Genotype-Phenotype Relationships: Exploration of Shared and Distinct Genetic Risk for ASD and ID

Oral Presentation
Thursday, May 10, 2018: 10:30 AM
Jurriaanse Zaal (de Doelen ICC Rotterdam)
L. Klei1, S. De Rubeis2, S. Sanders3, X. Xu4, B. K. Sheppard5, C. Betancur6, M. State3, E. Cook7, J. Buxbaum8, K. Roeder9 and B. Devlin10, (1)University of Pittsburgh, Pittsburgh, PA, (2)Seaver Autism Center for Research and Treatment, Icahn School of Medicine at Mount Sinai, New York, NY, (3)Psychiatry, University of California San Francisco, San Francisco, CA, (4)Icahn School of Medicine at Mount Sinai, New York, NY, (5)Johns Hopkins School of Public Health, Baltimore, MD, (6)Sorbonne Universite, Paris, France, (7)University of Illinos at Chicago, Chicago, IL, (8)Department of Psychiatry, Icahn School of Medicine at Mount Sinai, New York, NY, (9)Carnegie Mellon University, Pittsburgh, PA, (10)Univ of Pittsburgh School of Medicine, Pittburgh, PA
Background: Whole-exome sequencing has identified dozens of genes affecting risk for autism spectrum disorder (ASD) and even more for severe developmental disorder (SDD).

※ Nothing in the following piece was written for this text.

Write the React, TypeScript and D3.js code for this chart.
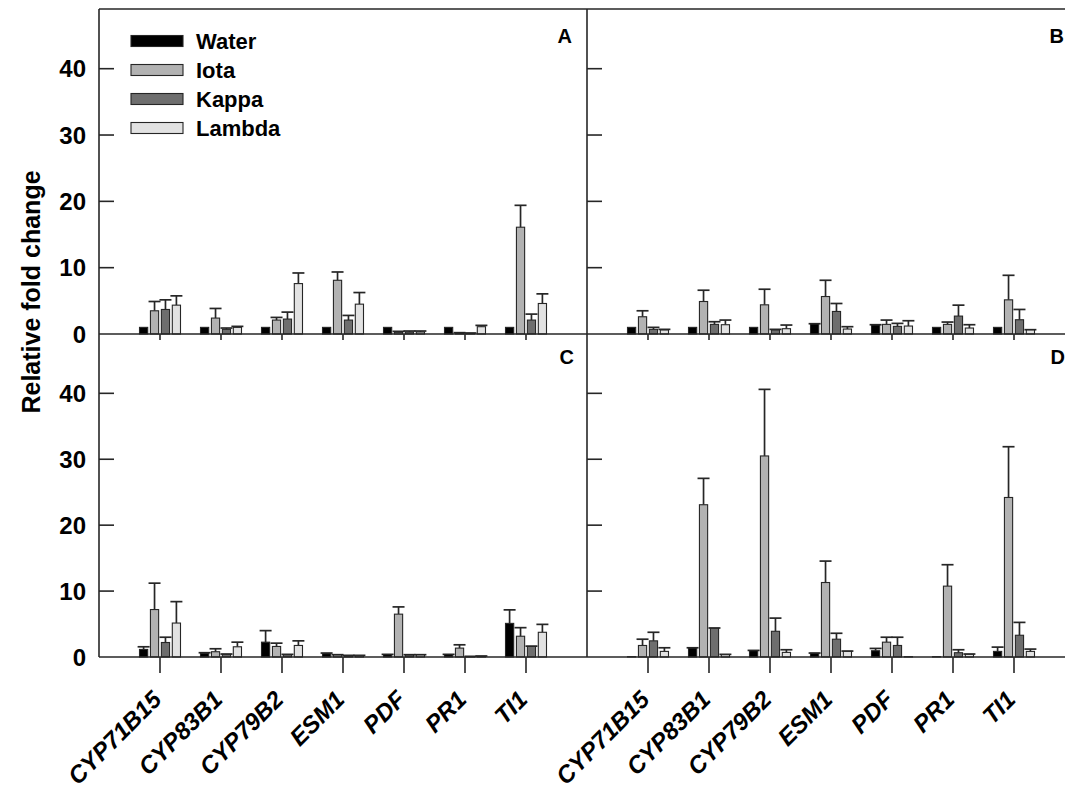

SDD typically involves intellectual disability (ID), which is often comorbid with ASD.

Objectives: Because these discoveries intersect for some genes and not others, we hypothesized that the joint study of data from ASD and SDD subjects could reveal the patterns of genetic overlap and etiology of these disorders.

Methods: We assessed rare de novo variants identified via exome sequencing of 4,109 ASD trios from the Autism Sequencing Consortium (ASC) and 4,293 SDD trios from the Deciphering Developmental Disorders (DDD) Study. We applied the same statistical algorithm, TADA (Transmission And De novo Association), to both datasets to identify likely risk genes in each disorder based on identical criteria.

Results: We find substantially greater clustering of probably damaging mutations in specific genes in SDD than ASD subjects, consistent with there being a greater role for polygenic risk in ASD than SDD. We identify 33 and 149 genes associated with risk for ASD and SDD, respectively (FDR < 0.05), with 17 falling in both gene sets. Meta-analysis of the two datasets yields additional significant genes, while also producing evidence for genetic heterogeneity: disruption of some genes confers risk predominantly for one disorder whereas disruption of others affects risk for both. Genes implicated in SDD alone or in risk for SDD and ASD have an impact on the IQ of ASD subjects, whereas mutations in genes conferring predominantly ASD risk tend to have smaller impact.

Conclusions: Our analyses identify genes that appear to have a more direct role in ASD traits and others with greater impact on general neurodevelopment. The gene sets we identify should be useful for understanding early developmental similarities and differences that lead to ASD with and without ID.